Sarri is at his time for choosing. He must decide what about his football defines him as a coach and what will lead him to some level of success at Chelsea.

If a 4-3-3 with Jorginho at the base of midfield and two wide wingers is the ultimate essence of “Sarrismo,” so be it. But he must then play with a true striker, even if that striker is Alvaro Morata; expand his squad usage within the Premier League and across competitions; empower the players to decide when to play out from the back and when Kepa Arrizabalaga can hoof the ball across midfield; and shift to man-marking on set pieces.

He cannot tolerate another day of Chelsea making crosses to no one in the centre of the box because Eden Hazard is acting like a fraudulent-nine more than a false-nine. He cannot have the Blues so robotically committed to playing out from the back that they give the ball away at the top of their defensive third, leading to a quick series of scoring opportunities on the counter, as Arsenal had in the 63′.

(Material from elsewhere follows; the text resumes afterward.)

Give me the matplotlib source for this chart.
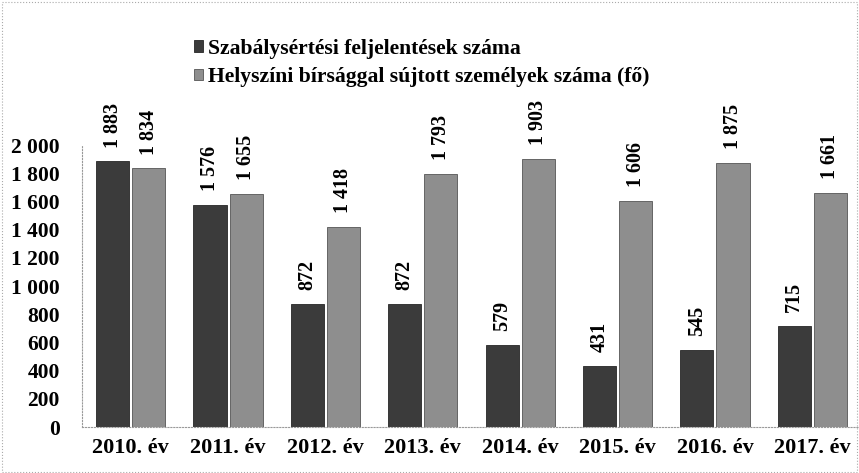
import matplotlib.pyplot as plt, numpy as np

# data
years = ['2010. év', '2011. év', '2012. év', '2013. év', '2014. év', '2015. év', '2016. év', '2017. év']
feljelentes = [1883, 1576, 872, 872, 579, 431, 545, 715]
birsag = [1834, 1655, 1418, 1793, 1903, 1606, 1875, 1661]
series_names = ['Szabálysértési feljelentések száma', 'Helyszíni bírsággal sújtott személyek száma (fő)']

def fmt(v):
    return f'{v:,}'.replace(',', ' ')

plt.rcParams['font.family'] = ['Liberation Serif', 'DejaVu Serif']
plt.rcParams['font.weight'] = 'bold'

fig = plt.figure(figsize=(8.59, 4.73), dpi=100)
ax = fig.add_axes([82/859, 46/473, 779/859, 282/473])

x = np.arange(len(years))
w = 0.34
b1 = ax.bar(x - w/2 - 0.015, feljelentes, w, color='#3b3b3b', edgecolor='#262626', linewidth=0.6, label=series_names[0])
b2 = ax.bar(x + w/2 + 0.015, birsag, w, color='#8e8e8e', edgecolor='#555555', linewidth=0.6, label=series_names[1])

for bars, vals in ((b1, feljelentes), (b2, birsag)):
    for r, v in zip(bars, vals):
        ax.annotate(fmt(v), (r.get_x() + r.get_width()/2, v), xytext=(0, 10),
                    textcoords='offset points', rotation=90, ha='center', va='bottom',
                    fontsize=14.5, fontweight='bold', annotation_clip=False)

ax.set_xlim(-0.5, len(years) - 0.5)
ax.set_ylim(0, 2000)
ax.set_yticks(range(0, 2001, 200))
ax.set_yticklabels([fmt(v) for v in range(0, 2001, 200)], fontsize=15.5)
ax.set_xticks(x)
ax.set_xticklabels(years, fontsize=16)
ax.tick_params(length=0, pad=8)
ax.tick_params(axis='y', pad=16)
for s in ['top', 'right']:
    ax.spines[s].set_visible(False)
ax.spines['left'].set_linestyle(':')
ax.spines['left'].set_color('#999999')
ax.spines['bottom'].set_linestyle(':')
ax.spines['bottom'].set_color('#999999')

# legend at the top
leg = fig.legend(handles=[b1, b2], loc='upper left', bbox_to_anchor=(185/859, 1 - 30/473),
                 frameon=False, fontsize=15.6, handlelength=0.45, handleheight=0.45,
                 handletextpad=0.2, labelspacing=0.4, borderaxespad=0)
for t in leg.get_texts():
    t.set_fontweight('bold')

# dotted frame round the picture
fig.patches.append(plt.Rectangle((0.002, 0.002), 0.996, 0.994, transform=fig.transFigure,
                                 fill=False, linestyle=':', edgecolor='#aaaaaa', linewidth=0.8))

fig.savefig('out.png', dpi=100)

If, on the other hand, he feels he has absolutely no chance of succeeding with anyone in Blue other than the 14 players he trusts the most in the Premier League, then he needs to change what they are doing. Chelsea need new tactics and new formations. If he does not want to change from the 4-3-3, he can direct one winger to invert while the other stays wide. This will prevent the scenario we saw many times against Arsenal where the full-back was dribbling the ball with the same-side winger 10 yards in front of him – an unproductive opinion that feeds into the repetitive U-shaped passing circuits. The inverted winger will also open up new spaces when overlaid on the asymmetric full-backs, particularly given Marcos Alonso’s tendency to go towards the box.

Likewise, if those 14 players are the only key to success, then he needs to use them in their best positions. This means N’Golo Kante as defensive midfielder and Eden Hazard as No. 10. It also means understanding their capabilities and limitations. Not that any team should play 100% zonal marking, but certainly not this Chelsea team. When Laurent Koscielny shouldered in Arsenal’s second goal, five Chelsea players were within arms’ reach but none marked the Frenchman. If only that was an unusual occurrence this season.

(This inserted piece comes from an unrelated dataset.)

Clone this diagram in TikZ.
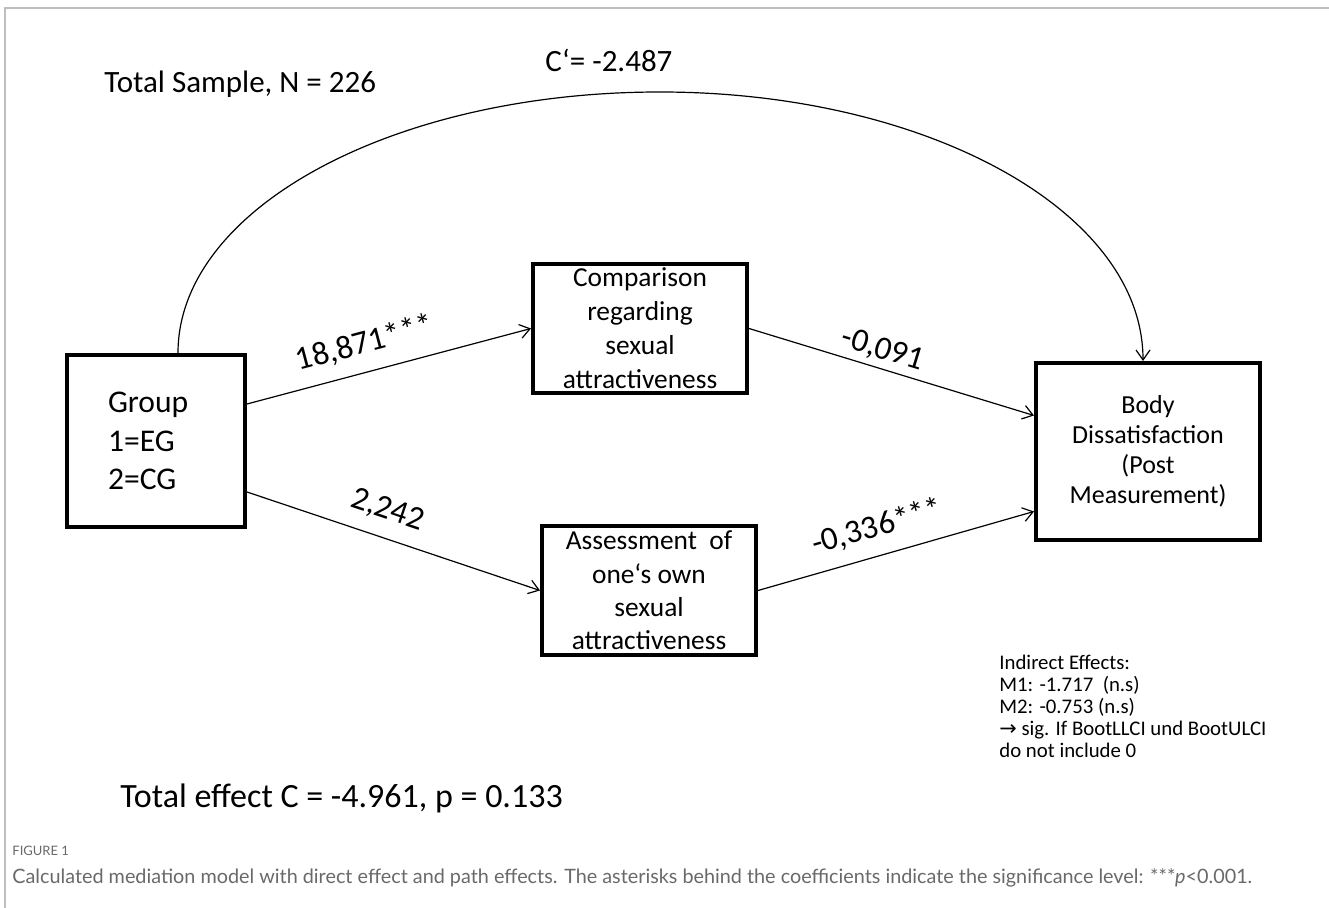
\documentclass[tikz,border=0pt]{standalone}
\usepackage{fontspec}
\setmainfont{Carlito}
\newfontfamily\capfont{Lato}
\newfontfamily\symfont{DejaVu Sans}
\usetikzlibrary{arrows.meta}

\definecolor{framegray}{RGB}{190,190,190}
\definecolor{captiongray}{RGB}{105,105,105}

\begin{document}
\begin{tikzpicture}[x=0.5pt,y=-0.5pt,
    >={Straight Barb[length=5pt,width=7pt]},
    box/.style={draw,line width=2pt,inner sep=0pt,align=center},
    path/.style={->,line width=0.6pt},
    coef/.style={sloped,inner sep=0pt,font=\fontsize{16.5}{19}\selectfont},
    lbl/.style={inner sep=0pt,anchor=base west}]
  \useasboundingbox (0,0) rectangle (1329,908);
  \draw[framegray,line width=1pt] (5,908)--(5,8)--(1329,8);

  % variables
  \node[box,minimum width=89pt,minimum height=86pt,text width=48pt,inner xsep=20.5pt,align=left,
        font=\fontsize{15.8}{19.25}\selectfont] (group) at (156,441) {Group\\1=EG\\2=CG};
  \node[box,minimum width=107pt,minimum height=64.5pt,font=\fontsize{13.7}{17}\selectfont]
        (comp) at (640,328.5) {Comparison\\regarding\\sexual\\attractiveness};
  \node[box,minimum width=107pt,minimum height=64.5pt,font=\fontsize{13.7}{16.7}\selectfont]
        (assess) at (649,590.5) {Assessment\ \ of\\one‘s own\\sexual\\attractiveness};
  \node[box,minimum width=112pt,minimum height=88.5pt,text width=96pt,inner xsep=4pt,
        font=\fontsize{13}{15}\selectfont]
        (body) at (1148,451.5) {Body\\Dissatisfaction\\(Post\\Measurement)\hspace*{8pt}};

  % paths a and b
  \draw[path] ([yshift=18.5pt]group.east) -- (comp.west) node[coef,above=7pt,pos=0.44] {18,871***};
  \draw[path] ([yshift=-25.5pt]group.east) -- (assess.west) node[coef,above=7pt,pos=0.45] {2,242};
  \draw[path] (comp.east) -- ([yshift=18pt]body.west) node[coef,above=2.5pt,pos=0.45] {-0,091};
  \draw[path] (assess.east) -- ([yshift=-30pt]body.west) node[coef,above=7pt,pos=0.46] {-0,336***};

  % direct effect
  \coordinate (top) at (660,92);
  \draw[path] ([xshift=11pt]group.north) .. controls +(0,-145) and +(-266,0) .. (top)
    .. controls +(266,0) and +(0,-150) .. ([xshift=-2.5pt]body.north);

  \node[lbl,font=\fontsize{15.5}{18}\selectfont] (sample) at (104,93) {Total Sample, N = 226};
  \node[lbl,font=\fontsize{15.5}{18}\selectfont] (direct) at (545,72) {C‘= -2.487};
  \node[lbl,font=\fontsize{17}{20}\selectfont] (total) at (120,808) {Total effect C = -4.961, p = 0.133};
  \node[lbl,anchor=north west,align=left,font=\fontsize{10.4}{11}\selectfont] (indirect) at (999,655)
    {Indirect Effects:\\M1: -1.717\ \ (n.s)\\M2: -0.753 (n.s)\\{\symfont →} sig. If BootLLCI und BootULCI\\do not include 0};

  % caption
  \node[lbl,text=captiongray,font=\capfont\fontsize{6.5}{8}\selectfont] (fig) at (12,856) {FIGURE 1};
  \node[lbl,text=captiongray,font=\capfont\fontsize{9.9}{12}\selectfont] (caption) at (12,884)
    {Calculated mediation model with direct effect and path effects. The asterisks behind the coefficients indicate the significance level: ***\emph{p}<0.001.};
\end{tikzpicture}
\end{document}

We could go on with different permutations of what could change around a few things that stay the same.

The last two months have shown that the full bag of Sarri-isms are neither necessary nor sufficient for victory. Three of Chelsea’s last four goals have come from the edges of Sarri’s ideal state: two crosses from Callum Hudson-Odoi to Alvaro Morata against Nottingham Forest, and David Luiz’s Route One pass to Pedro against Newcastle.

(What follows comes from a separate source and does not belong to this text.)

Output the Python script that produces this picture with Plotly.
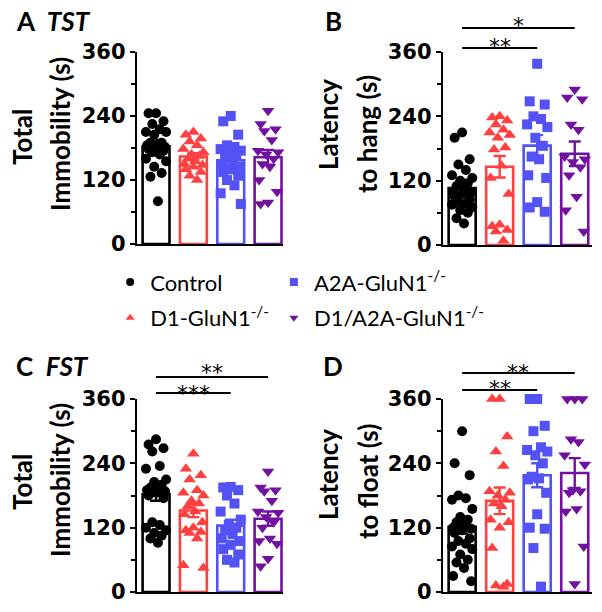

If Maurizio Sarri insists on a mechanical application of his system he must decide what parts of that system are essential. Of course, to determine what is essential he might also have to decide if the system or the outcome is the end goal.

Already granted more transfers from the board and more cultish devotion from a subset of fans than any previous Chelsea coach he apparently thinks he can have it all. He is Veruca Salt on two packs a day. But Chelsea’s performance against Arsenal was enough that the only people still defending him are the ones packing their bags for Sarritown, Guyana. His bosses, if they haven’t already, will quickly perform the trade-off analyses their former banker will not.

Jose Mourinho reminds fans and managers why we're all together. dark. Next

Not everything is working at Chelsea right now. Some of it could, but only at the expense of others. If Maurizio Sarri is unable to make those judgments and act upon the rest, he will be left with nothing.